After I completed the manuscript, my editor sent me a draft cover for the book. It said The End of Science. End, singular. When I pointed out the misprint, my editor said, Whoops, but The End of Science is more dramatic, isn’t it? I said, I guess you’re right.

The End of Science began, you might say, with a mistake. I have no regrets, and I still believe the book’s core thesis: “If one believes in science, one must accept the possibility—even the probability–that the great era of scientific discovery is over. By science I mean not applied science but science at its purest and grandest, the primordial human quest to understand the universe and our place in it. Further research may yield no more great revelations or revolutions but only incremental, diminishing returns.”

After my talk, my Stevens colleague Alex Wellerstein, an historian of nuclear weapons, spelled out his concerns in an email:

My only issue is that you’ve set things up so that methodologically it will be very hard for you to be wrong, because your goalposts are pretty subjective. Which you can see as an advantage or disadvantage as you see fit!

I think many physicists and cosmologists would call the dark matter/energy thing a massive re-orientation of their view of the universe (e.g., the majority of the universe is matter visible only by its mass signature–that’s pretty weird), if the explanation of it ends up being something other than “we fudged our original equations” (as Einstein’s cosmological constant sort of was).

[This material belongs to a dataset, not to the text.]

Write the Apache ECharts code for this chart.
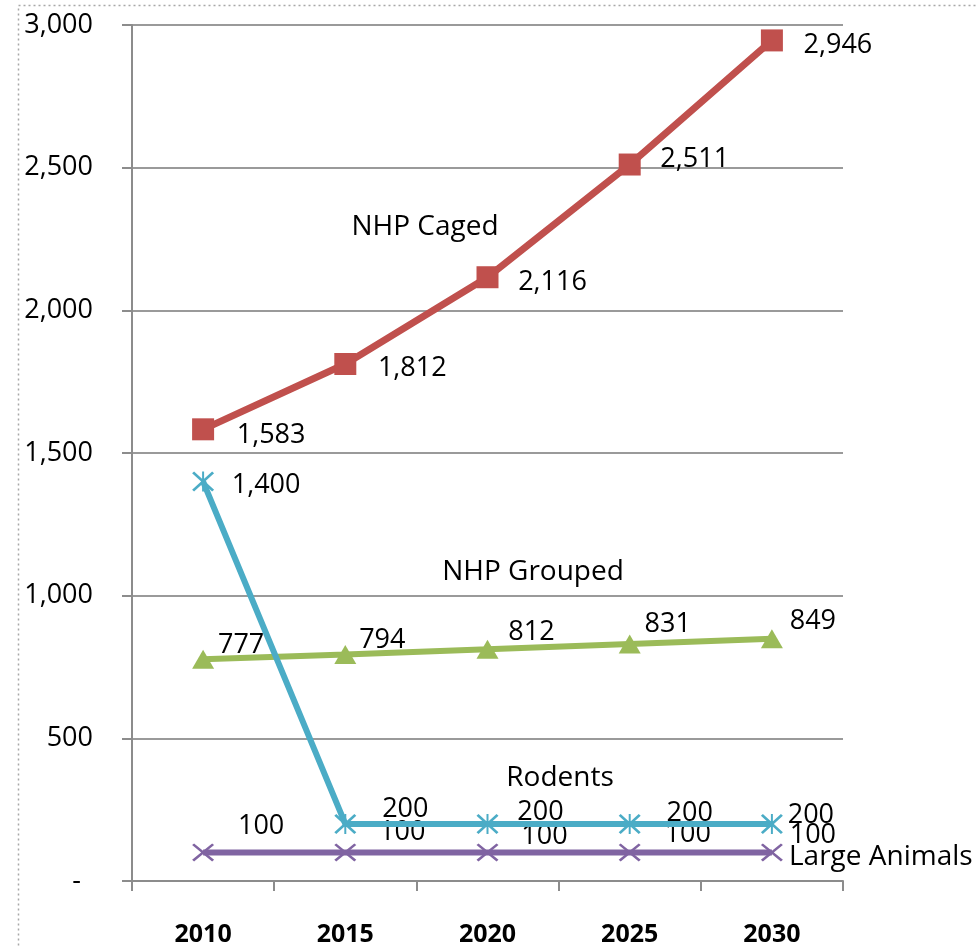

I also think your putting of the mind/body/consciousness problem into the category of “unsolvable” is premature. Either it has a paradigm-busting explanation, or it just has a very boring answer (i.e. a product of just increasing the number of synapses or something), but either way, I don’t think there’s anything special about it, other than the fact that we are not sure of the right questions to ask.

Which gets at the bigger question — what are the odds we’ve been asking the right questions about the world all of this time? (Or that we asked all of the right ones by the end of the Cold War?) It just seems unlikely on the face of it that we’ve had a basically correct track record, given how off we know other human beings have been in the past… The appearance of this [may have] more to do with the structure of scientific research and funding in the late-20th and early-21st centuries than any fundamental epistemological difference. (And the fact that your “end of science” coincides with the “end of the Cold War” seems unlikely to be a coincidence to my historian eyes–the amount of money going into fundamental research declined dramatically from the 1970s onward).

I hope that, as my book enters its third decade, it keeps provoking these sorts of smart objections, even if they always fail to budge me from my own beliefs.